**Work to do**
Quote each line of the material verbatim, without the pictures.

**Information supplied**

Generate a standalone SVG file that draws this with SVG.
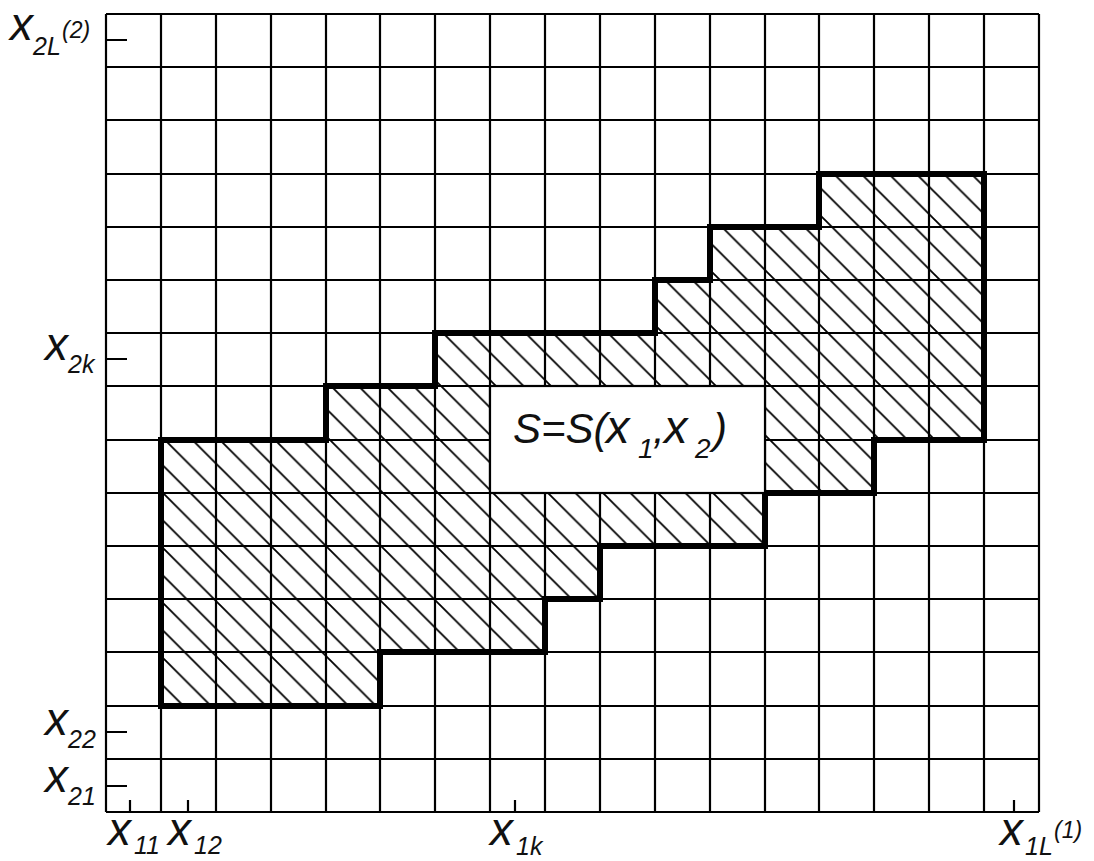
<svg xmlns="http://www.w3.org/2000/svg" width="1094" height="861" viewBox="0 0 1094 861">
<style>
.grid{fill:none;stroke:#000;stroke-width:2.2}
.outline{fill:none;stroke:#000;stroke-width:6;stroke-linejoin:miter}
.tick{fill:none;stroke:#000;stroke-width:2.2}
.lbl{font-family:"Liberation Sans",Arial,sans-serif;font-style:italic;fill:#111}
.big{font-size:46px}
.sub{font-size:25px}
.sup{font-size:23px}
.main{font-size:42px}
.mx{font-size:47px}
.msub{font-size:28px}
</style>
<defs>
<pattern id="hatch" patternUnits="userSpaceOnUse" x="165" y="440" width="27.5" height="27.5">
<path d="M0,0 L27.5,27.5 M-3,24.5 L3,30.5 M24.5,-3 L30.5,3" stroke="#000" stroke-width="1.8" fill="none"/>
</pattern>
</defs>
<rect width="1094" height="861" fill="#fff"/>
<g id="region-fill">
<polygon fill="url(#hatch)" points="161,440 161,706 380,706 380,652 545,652 545,599 600,599 600,546 765,546 765,493 874,493 874,440 984,440 984,174 819,174 819,227 710,227 710,280 655,280 655,333 435,333 435,386 326,386 326,440"/>
</g>
<g id="grid">
<path class="grid" d="M106,14V812M161,14V812M216,14V812M271,14V812M326,14V812M380,14V812M435,14V812M490,14V812M545,14V812M600,14V812M655,14V812M710,14V812M765,14V812M819,14V812M874,14V812M929,14V812M984,14V812M1039,14V812
M106,14H1039M106,67H1039M106,120H1039M106,174H1039M106,227H1039M106,280H1039M106,333H1039M106,386H1039M106,440H1039M106,493H1039M106,546H1039M106,599H1039M106,652H1039M106,706H1039M106,759H1039M106,812H1039"/>
</g>
<g id="region-outline">
<polygon class="outline" points="161,440 161,706 380,706 380,652 545,652 545,599 600,599 600,546 765,546 765,493 874,493 874,440 984,440 984,174 819,174 819,227 710,227 710,280 655,280 655,333 435,333 435,386 326,386 326,440"/>
</g>
<g id="label-box">
<rect x="490" y="386" width="275" height="107" fill="#fff" stroke="#000" stroke-width="2.2"/>
<text class="lbl main" x="513" y="443">S=S(<tspan class="mx" x="606">x</tspan><tspan class="msub" x="638" y="458">1</tspan><tspan x="653" y="443">,</tspan><tspan class="mx" x="664" y="443">x</tspan><tspan class="msub" x="695" y="458">2</tspan><tspan x="713" y="443">)</tspan></text>
</g>
<g id="ticks">
<path class="tick" d="M106,40H127M106,359H127M106,732H127M106,786H127M130,812V800M188,812V800M515,812V800M1014,812V800"/>
</g>
<g id="label-x2L">
<text class="lbl big" x="10" y="40">x<tspan class="sub" x="33" y="55">2L</tspan><tspan class="sup" x="62" y="38">(2)</tspan></text>
</g>
<g id="label-x2k">
<text class="lbl big" x="45" y="360">x<tspan class="sub" x="68" y="373">2k</tspan></text>
</g>
<g id="label-x22">
<text class="lbl big" x="45" y="735">x<tspan class="sub" x="68" y="748">22</tspan></text>
</g>
<g id="label-x21">
<text class="lbl big" x="45" y="792">x<tspan class="sub" x="68" y="805">21</tspan></text>
</g>
<g id="label-x11">
<text class="lbl big" x="108" y="845">x<tspan class="sub" x="134" y="854">11</tspan></text>
</g>
<g id="label-x12">
<text class="lbl big" x="168" y="845">x<tspan class="sub" x="194" y="854">12</tspan></text>
</g>
<g id="label-x1k">
<text class="lbl big" x="490" y="845">x<tspan class="sub" x="516" y="855">1k</tspan></text>
</g>
<g id="label-x1L">
<text class="lbl big" x="1000" y="845">x<tspan class="sub" x="1025" y="855">1L</tspan><tspan class="sup" x="1054" y="838">(1)</tspan></text>
</g>
</svg>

**Answer to this exercise**
Generate a standalone SVG file that draws this with SVG.
<svg xmlns="http://www.w3.org/2000/svg" width="1094" height="861" viewBox="0 0 1094 861">
<style>
.grid{fill:none;stroke:#000;stroke-width:2.2}
.outline{fill:none;stroke:#000;stroke-width:6;stroke-linejoin:miter}
.tick{fill:none;stroke:#000;stroke-width:2.2}
.lbl{font-family:"Liberation Sans",Arial,sans-serif;font-style:italic;fill:#111}
.big{font-size:46px}
.sub{font-size:25px}
.sup{font-size:23px}
.main{font-size:42px}
.mx{font-size:47px}
.msub{font-size:28px}
</style>
<defs>
<pattern id="hatch" patternUnits="userSpaceOnUse" x="165" y="440" width="27.5" height="27.5">
<path d="M0,0 L27.5,27.5 M-3,24.5 L3,30.5 M24.5,-3 L30.5,3" stroke="#000" stroke-width="1.8" fill="none"/>
</pattern>
</defs>
<rect width="1094" height="861" fill="#fff"/>
<g id="region-fill">
<polygon fill="url(#hatch)" points="161,440 161,706 380,706 380,652 545,652 545,599 600,599 600,546 765,546 765,493 874,493 874,440 984,440 984,174 819,174 819,227 710,227 710,280 655,280 655,333 435,333 435,386 326,386 326,440"/>
</g>
<g id="grid">
<path class="grid" d="M106,14V812M161,14V812M216,14V812M271,14V812M326,14V812M380,14V812M435,14V812M490,14V812M545,14V812M600,14V812M655,14V812M710,14V812M765,14V812M819,14V812M874,14V812M929,14V812M984,14V812M1039,14V812
M106,14H1039M106,67H1039M106,120H1039M106,174H1039M106,227H1039M106,280H1039M106,333H1039M106,386H1039M106,440H1039M106,493H1039M106,546H1039M106,599H1039M106,652H1039M106,706H1039M106,759H1039M106,812H1039"/>
</g>
<g id="region-outline">
<polygon class="outline" points="161,440 161,706 380,706 380,652 545,652 545,599 600,599 600,546 765,546 765,493 874,493 874,440 984,440 984,174 819,174 819,227 710,227 710,280 655,280 655,333 435,333 435,386 326,386 326,440"/>
</g>
<g id="label-box">
<rect x="490" y="386" width="275" height="107" fill="#fff" stroke="#000" stroke-width="2.2"/>
<text class="lbl main" x="513" y="443">S=S(<tspan class="mx" x="606">x</tspan><tspan class="msub" x="638" y="458">1</tspan><tspan x="653" y="443">,</tspan><tspan class="mx" x="664" y="443">x</tspan><tspan class="msub" x="695" y="458">2</tspan><tspan x="713" y="443">)</tspan></text>
</g>
<g id="ticks">
<path class="tick" d="M106,40H127M106,359H127M106,732H127M106,786H127M130,812V800M188,812V800M515,812V800M1014,812V800"/>
</g>
<g id="label-x2L">
<text class="lbl big" x="10" y="40">x<tspan class="sub" x="33" y="55">2L</tspan><tspan class="sup" x="62" y="38">(2)</tspan></text>
</g>
<g id="label-x2k">
<text class="lbl big" x="45" y="360">x<tspan class="sub" x="68" y="373">2k</tspan></text>
</g>
<g id="label-x22">
<text class="lbl big" x="45" y="735">x<tspan class="sub" x="68" y="748">22</tspan></text>
</g>
<g id="label-x21">
<text class="lbl big" x="45" y="792">x<tspan class="sub" x="68" y="805">21</tspan></text>
</g>
<g id="label-x11">
<text class="lbl big" x="108" y="845">x<tspan class="sub" x="134" y="854">11</tspan></text>
</g>
<g id="label-x12">
<text class="lbl big" x="168" y="845">x<tspan class="sub" x="194" y="854">12</tspan></text>
</g>
<g id="label-x1k">
<text class="lbl big" x="490" y="845">x<tspan class="sub" x="516" y="855">1k</tspan></text>
</g>
<g id="label-x1L">
<text class="lbl big" x="1000" y="845">x<tspan class="sub" x="1025" y="855">1L</tspan><tspan class="sup" x="1054" y="838">(1)</tspan></text>
</g>
</svg>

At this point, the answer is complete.